As investment guru Sir John Templeton famously said: "The four most expensive words in the English language are: 'This time it's different.'"

Shipping's history is littered with the financial skeletons of entrepreneurs who rashly thought they could beat the market in the next cycle and extract an extra cent or two on the dollar from shippers.

But this time things may indeed be different, with shipping's customers showing an appetite to pay a marginal premium to help clean up the carbon pollution the industry produces.

At least that is the conclusion of an interesting piece of research from Boston Consulting Group (BCG) which found that a majority of shippers are already willing to consider paying a premium for carbon-neutral shipping.

Positive news

Ahead of the United Nations' next landmark COP26 meeting — which starts in Glasgow at the end of this month — that is positive news indeed.

The research showed that 71% of customers understand they will have to shoulder some of the estimated $2.4trn cost of shipping hitting a net-zero carbon target by 2050 — a target to which an ever-growing group of more progressive shipowners and operators are committing.

And 61% of the 125 shippers questioned by the global consulting giant's shipping team expect to be more willing to pay a higher premium in the future.

The less rosy news is that while there is a willingness to pay, the average premium offered would be just an additional 2% on current freight prices. And 29% of shippers polled remain reluctant to dig into their pockets at all.

Sitting down with two of the report's authors in central London this week, it was interesting to hear their confidence about the building momentum and appetite in the industry for change, and that aiming for net zero by 2050 is no longer just an aspiration of the progressive vanguard.

It is no longer a question of whether or why shipping should decarbonise, they believe.

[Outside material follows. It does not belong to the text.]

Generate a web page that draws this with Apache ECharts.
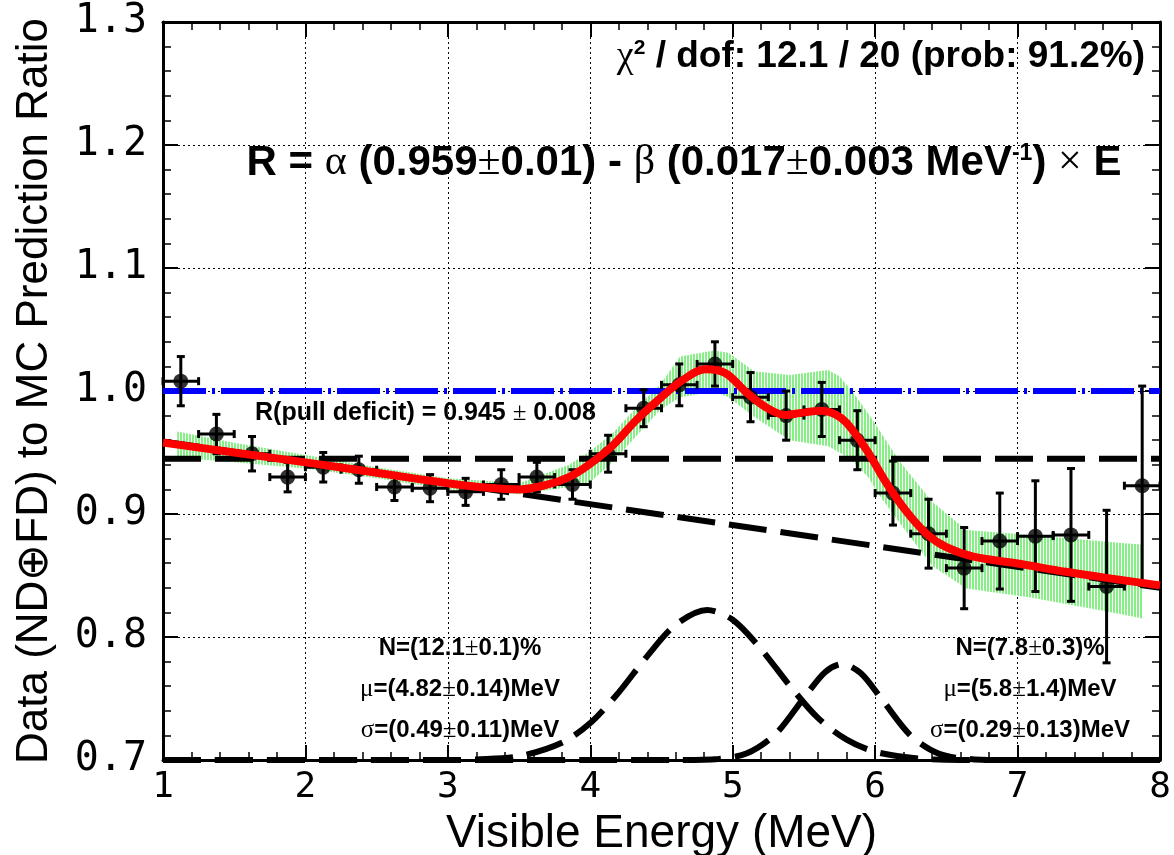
<!DOCTYPE html>
<html>
<head>
<meta charset="utf-8">
<title>Data / MC ratio vs visible energy</title>
<script src="https://cdn.jsdelivr.net/npm/echarts@6/dist/echarts.min.js"></script>
<style>
  html, body { margin: 0; padding: 0; background: #fff; }
  #main { width: 1174px; height: 855px; }
</style>
</head>
<body>
<div id="main"></div>
<script>
// ---- values ----
var energy   = [1.125, 1.375, 1.625, 1.875, 2.125, 2.375, 2.625, 2.875, 3.125, 3.375, 3.625, 3.875, 4.125, 4.375,
                4.625, 4.875, 5.125, 5.375, 5.625, 5.875, 6.125, 6.375, 6.625, 6.875, 7.125, 7.375, 7.625, 7.875];
var ratio    = [1.008, 0.965, 0.949, 0.930, 0.938, 0.936, 0.922, 0.921, 0.918, 0.924, 0.930, 0.924, 0.949, 0.986,
                1.005, 1.022, 0.995, 0.980, 0.985, 0.960, 0.917, 0.884, 0.856, 0.878, 0.882, 0.883, 0.841, 0.923];
var ratioErr = [0.020, 0.016, 0.014, 0.012, 0.012, 0.011, 0.011, 0.011, 0.011, 0.012, 0.012, 0.012, 0.015, 0.015,
                0.017, 0.018, 0.020, 0.020, 0.022, 0.024, 0.026, 0.028, 0.033, 0.039, 0.045, 0.054, 0.062, 0.081];
var binHalf = 0.125;

// full fit (red)
var fitE = [1.0, 1.5, 2.0, 2.5, 3.0, 3.22, 3.5, 3.69, 3.85, 3.99, 4.16, 4.32, 4.49, 4.65, 4.81, 4.95, 5.09, 5.23,
            5.37, 5.47, 5.62, 5.72, 5.80, 5.94, 6.08, 6.22, 6.36, 6.50, 6.69, 6.99, 7.34, 7.69, 8.0];
var fitR = [0.958, 0.950, 0.942, 0.9335, 0.925, 0.922, 0.920, 0.9236, 0.930, 0.940, 0.956, 0.976, 0.994, 1.009, 1.0176,
            1.0144, 0.9995, 0.987, 0.9805, 0.982, 0.984, 0.981, 0.974, 0.952, 0.925, 0.902, 0.884, 0.873, 0.8653,
            0.860, 0.853, 0.847, 0.842];

// fit error band (green)
var bandE  = [1.1, 1.5, 2.0, 2.5, 3.0, 3.5, 3.85, 4.0, 4.16, 4.32, 4.49, 4.63, 4.87, 4.97, 5.15, 5.4, 5.67, 5.75,
              5.85, 5.95, 6.03, 6.17, 6.40, 6.64, 7.10, 7.57, 7.88];
var bandHi = [0.967, 0.958, 0.948, 0.938, 0.929, 0.925, 0.940, 0.951, 0.966, 0.986, 1.005, 1.028, 1.033, 1.031,
              1.016, 1.013, 1.017, 1.012, 0.998, 0.982, 0.968, 0.943, 0.910, 0.887, 0.883, 0.878, 0.875];
var bandLo = [0.946, 0.942, 0.937, 0.929, 0.920, 0.916, 0.922, 0.926, 0.9425, 0.963, 0.9845, 0.995, 0.9995, 0.995,
              0.979, 0.960, 0.955, 0.950, 0.942, 0.930, 0.915, 0.893, 0.858, 0.8395, 0.832, 0.822, 0.815];

// linear part of the fit, flat reference lines
var linE = [1.0, 8.0];
var linR = [0.959, 0.840];
var refE = [1.0, 8.0];
var noDeficit = 1.0;
var pullDeficit = 0.945;

// the two bumps drawn on the floor of the plot
var gaus1E = [1.0, 3.0, 3.2, 3.5, 3.8, 4.0, 4.2, 4.4, 4.6, 4.82, 5.0, 5.2, 5.4, 5.6, 5.8, 6.0, 6.3, 6.6, 8.0];
var gaus1R = [0.700, 0.700, 0.7005, 0.703, 0.714, 0.730, 0.755, 0.7845, 0.810, 0.822, 0.814, 0.790, 0.7605,
              0.734, 0.7165, 0.7067, 0.7013, 0.700, 0.700];
var gaus2E = [1.0, 4.6, 4.9, 5.1, 5.3, 5.5, 5.65, 5.77, 5.9, 6.05, 6.25, 6.45, 6.7, 7.0, 8.0];
var gaus2R = [0.700, 0.700, 0.7009, 0.7054, 0.721, 0.7505, 0.7716, 0.778, 0.7705, 0.7489, 0.7198, 0.705, 0.7005,
              0.700, 0.700];

function pairs(xs, ys) {
  return xs.map(function (x, i) { return [x, ys[i]]; });
}

// vertical green hatching for the band
var hatch = document.createElement('canvas');
hatch.width = 3;
hatch.height = 4;
var hctx = hatch.getContext('2d');
hctx.fillStyle = '#ffffff';
hctx.fillRect(0, 0, 3, 4);
hctx.fillStyle = '#86f086';
hctx.fillRect(0, 0, 2, 4);

var chart = echarts.init(document.getElementById('main'));

var blackDash = [38, 14];
var tickFont = 'DejaVu Sans Mono';
var textFont = 'Liberation Sans';
var greekFont = 'Liberation Serif';

var mirrorAxis = {
  axisLine: { show: true, onZero: false, lineStyle: { color: '#000', width: 3 } },
  axisTick: { show: true, inside: true, length: 15, lineStyle: { color: '#000', width: 2 } },
  minorTick: { show: true, splitNumber: 5, length: 8, lineStyle: { color: '#000', width: 1.5 } },
  axisLabel: { show: false },
  splitLine: { show: false }
};

var option = {
  backgroundColor: '#fff',
  animation: false,
  grid: { left: 163, right: 14, top: 22, bottom: 95, containLabel: false, outerBoundsMode: 'none' },
  xAxis: [{
    type: 'value', min: 1, max: 8, interval: 1, position: 'bottom',
    name: 'Visible Energy (MeV)', nameLocation: 'middle', nameGap: 44,
    nameTextStyle: { fontFamily: textFont, fontSize: 46, color: '#000' },
    axisLine: { show: true, onZero: false, lineStyle: { color: '#000', width: 3 } },
    axisTick: { show: true, inside: true, length: 15, lineStyle: { color: '#000', width: 2 } },
    minorTick: { show: true, splitNumber: 5, length: 8, lineStyle: { color: '#000', width: 1.5 } },
    axisLabel: { fontFamily: tickFont, fontSize: 36, color: '#000', margin: 10 },
    splitLine: { show: true, lineStyle: { color: '#000', width: 1, type: [2, 3] } }
  }, Object.assign({ type: 'value', min: 1, max: 8, interval: 1, position: 'top' }, mirrorAxis)],
  yAxis: [{
    type: 'value', min: 0.7, max: 1.3, interval: 0.1, position: 'left',
    name: 'Data (ND\u2295FD) to MC Prediction Ratio', nameLocation: 'middle', nameGap: 106, nameRotate: 90,
    nameTextStyle: { fontFamily: textFont, fontSize: 44, color: '#000' },
    axisLine: { show: true, onZero: false, lineStyle: { color: '#000', width: 3 } },
    axisTick: { show: true, inside: true, length: 15, lineStyle: { color: '#000', width: 2 } },
    minorTick: { show: true, splitNumber: 5, length: 8, lineStyle: { color: '#000', width: 1.5 } },
    axisLabel: {
      fontFamily: tickFont, fontSize: 40, color: '#000', margin: 16,
      formatter: function (v) { return v.toFixed(1); }
    },
    splitLine: { show: true, lineStyle: { color: '#000', width: 1, type: [2, 3] } }
  }, Object.assign({ type: 'value', min: 0.7, max: 1.3, interval: 0.1, position: 'right' }, mirrorAxis)],
  series: [
    {
      // error band of the fit
      type: 'custom', z: 2, silent: true,
      data: bandE.map(function (e, i) { return [e, bandHi[i], bandLo[i]]; }),
      renderItem: function (params, api) {
        if (params.dataIndex !== 0) return null;
        var pts = [], i;
        for (i = 0; i < bandE.length; i++) pts.push(api.coord([bandE[i], bandHi[i]]));
        for (i = bandE.length - 1; i >= 0; i--) pts.push(api.coord([bandE[i], bandLo[i]]));
        return { type: 'polygon', shape: { points: pts }, style: { fill: { image: hatch, repeat: 'repeat' } } };
      }
    },
    {
      type: 'line', z: 3, data: pairs(refE, [noDeficit, noDeficit]), showSymbol: false, silent: true,
      lineStyle: { color: '#0000ff', width: 6, type: [43, 6, 3, 6] }
    },
    {
      type: 'line', z: 3, data: pairs(refE, [pullDeficit, pullDeficit]), showSymbol: false, silent: true,
      lineStyle: { color: '#000', width: 6, type: blackDash }
    },
    {
      type: 'line', z: 3, data: pairs(linE, linR), showSymbol: false, silent: true,
      lineStyle: { color: '#000', width: 6, type: blackDash }
    },
    {
      type: 'line', z: 3, data: pairs(gaus1E, gaus1R), showSymbol: false, smooth: 0.3, clip: false, silent: true,
      lineStyle: { color: '#000', width: 6, type: blackDash }
    },
    {
      type: 'line', z: 3, data: pairs(gaus2E, gaus2R), showSymbol: false, smooth: 0.3, clip: false, silent: true,
      lineStyle: { color: '#000', width: 6, type: blackDash }
    },
    {
      // error bars
      type: 'custom', z: 4, silent: true,
      data: energy.map(function (e, i) { return [e, ratio[i], ratioErr[i]]; }),
      renderItem: function (params, api) {
        var x = api.value(0), y = api.value(1), err = api.value(2);
        var top = api.coord([x, y + err]);
        var bot = api.coord([x, y - err]);
        var l = api.coord([x - binHalf, y]);
        var r = api.coord([x + binHalf, y]);
        var st = { stroke: '#000', lineWidth: 3 };
        return {
          type: 'group',
          children: [
            { type: 'line', shape: { x1: top[0], y1: top[1], x2: bot[0], y2: bot[1] }, style: st },
            { type: 'line', shape: { x1: l[0], y1: l[1], x2: r[0], y2: r[1] }, style: st },
            { type: 'line', shape: { x1: top[0] - 4, y1: top[1], x2: top[0] + 4, y2: top[1] }, style: st },
            { type: 'line', shape: { x1: bot[0] - 4, y1: bot[1], x2: bot[0] + 4, y2: bot[1] }, style: st },
            { type: 'line', shape: { x1: l[0], y1: l[1] - 4, x2: l[0], y2: l[1] + 4 }, style: st },
            { type: 'line', shape: { x1: r[0], y1: r[1] - 4, x2: r[0], y2: r[1] + 4 }, style: st }
          ]
        };
      }
    },
    {
      type: 'scatter', z: 5, data: pairs(energy, ratio), symbol: 'circle', symbolSize: 15, silent: true,
      itemStyle: { color: '#000' }
    },
    {
      type: 'line', z: 6, data: pairs(fitE, fitR), showSymbol: false, smooth: 0.35, silent: true,
      lineStyle: { color: '#ff0000', width: 8 }
    }
  ],
  graphic: [
    {
      type: 'text', x: 1145, y: 57, z: 10,
      style: {
        text: '{g|\u03c7}{s|2}{b| / dof: 12.1 / 20 (prob: 91.2%)}',
        align: 'right', verticalAlign: 'middle',
        rich: {
          b: { fontFamily: textFont, fontWeight: 'bold', fontSize: 37, fill: '#000' },
          g: { fontFamily: greekFont, fontSize: 38, fill: '#000' },
          s: { fontFamily: textFont, fontWeight: 'bold', fontSize: 21, fill: '#000', verticalAlign: 'top' }
        }
      }
    },
    {
      type: 'text', x: 684, y: 163, z: 10,
      style: {
        text: '{b|R = }{g|\u03b1}{b| (0.959}{g|\u00b1}{b|0.01) - }{g|\u03b2}{b| (0.017}{g|\u00b1}{b|0.003 MeV}{s|-1}{b|) }{g|\u00d7}{b| E}',
        align: 'center', verticalAlign: 'middle',
        rich: {
          b: { fontFamily: textFont, fontWeight: 'bold', fontSize: 42, fill: '#000' },
          g: { fontFamily: greekFont, fontSize: 42, fill: '#000' },
          s: { fontFamily: textFont, fontWeight: 'bold', fontSize: 23, fill: '#000', verticalAlign: 'top' }
        }
      }
    },
    {
      type: 'text', x: 255, y: 413, z: 10,
      style: {
        text: '{b|R(pull deficit) = 0.945 }{g|\u00b1}{b| 0.008}',
        align: 'left', verticalAlign: 'middle',
        rich: {
          b: { fontFamily: textFont, fontWeight: 'bold', fontSize: 25, fill: '#000' },
          g: { fontFamily: greekFont, fontSize: 25, fill: '#000' }
        }
      }
    },
    {
      type: 'text', x: 460, y: 689, z: 10,
      style: {
        text: '{b|N=(12.1}{g|\u00b1}{b|0.1)%}\n{g|\u03bc}{b|=(4.82}{g|\u00b1}{b|0.14)MeV}\n{g|\u03c3}{b|=(0.49}{g|\u00b1}{b|0.11)MeV}',
        align: 'center', verticalAlign: 'middle',
        rich: {
          b: { fontFamily: textFont, fontWeight: 'bold', fontSize: 24, fill: '#000', lineHeight: 41 },
          g: { fontFamily: greekFont, fontSize: 25, fill: '#000', lineHeight: 41 }
        }
      }
    },
    {
      type: 'text', x: 1030, y: 689, z: 10,
      style: {
        text: '{b|N=(7.8}{g|\u00b1}{b|0.3)%}\n{g|\u03bc}{b|=(5.8}{g|\u00b1}{b|1.4)MeV}\n{g|\u03c3}{b|=(0.29}{g|\u00b1}{b|0.13)MeV}',
        align: 'center', verticalAlign: 'middle',
        rich: {
          b: { fontFamily: textFont, fontWeight: 'bold', fontSize: 24, fill: '#000', lineHeight: 41 },
          g: { fontFamily: greekFont, fontSize: 25, fill: '#000', lineHeight: 41 }
        }
      }
    }
  ]
};

chart.setOption(option);
</script>
</body>
</html>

The only question now is how.

'Code red'

Ulrik Sanders, the BCG senior partner who leads its 150-strong shipping team from their Copenhagen base, and partner Peter Jameson, are clear the report's findings underline the business case for owners, operators and asset managers to get to grips with the climate "code red" challenge.

Risk is only going to increase for shipowners who continue not to engage, Jameson said. But they can do things now to start mitigating that risk and build new opportunities.

From their research, Sanders and Jameson see a powerful triangulation of companies' transition strategy built around three pillars: developing low-carbon business, climate proofing operations and engaging transparently with stakeholders.

While legislation is the dominating reason shippers are willing to consider paying a decarbonisation premium today — and is expected to remain the most important driver in the next five years — pressure to cut carbon from shippers' own customers is seen as growing strongly in the next five years.

But that does not appear to dampen the momentum. Among the shippers who expressed a high willingness to pay a premium, some 72% said they would expect carbon-neutral shipping to be a way to achieve a competitive advantage over their rivals.

Counter-intuitive

Against expectations, across all industries those most willing to pay a premium were not the producers of high-value consumer goods but were in the basic materials sectors who are among those emitting the most carbon themselves today and so are more exposed to the potential of regulation and carbon taxes.

Sanders, who leads BCG's influential shipping benchmark initiative, or SBI, and who has been a pioneer of digital transformation in shipping, sees opportunity for companies to benefit from greater collaboration in many forms, from advocacy and research, to acting as incubators to opening new channels of finance.

Due to the huge sums required to fund the transition — not only in operational and technological efficiency, but also in future fuels — a clear decarbonisation strategy will be vital to unlock finance.

By 2030, it is estimated that of the total $153trn of assets under management by funds worldwide, about 80% to 85%, or $125trn, will be in ESG funds only open to those with good governance and environmental standards.

Back to the present, and Jameson is confident that shipping will send a strong signal to COP26 that net-zero shipping is within reach by 2050, and that in turn, COP26 will send its own strong signal to member nations of the International Maritime Organization as they meet later this year to finalise its updated global decarbonisation framework for shipping.

"There is no time to waste," he said. Perhaps, just perhaps, this time will indeed be different.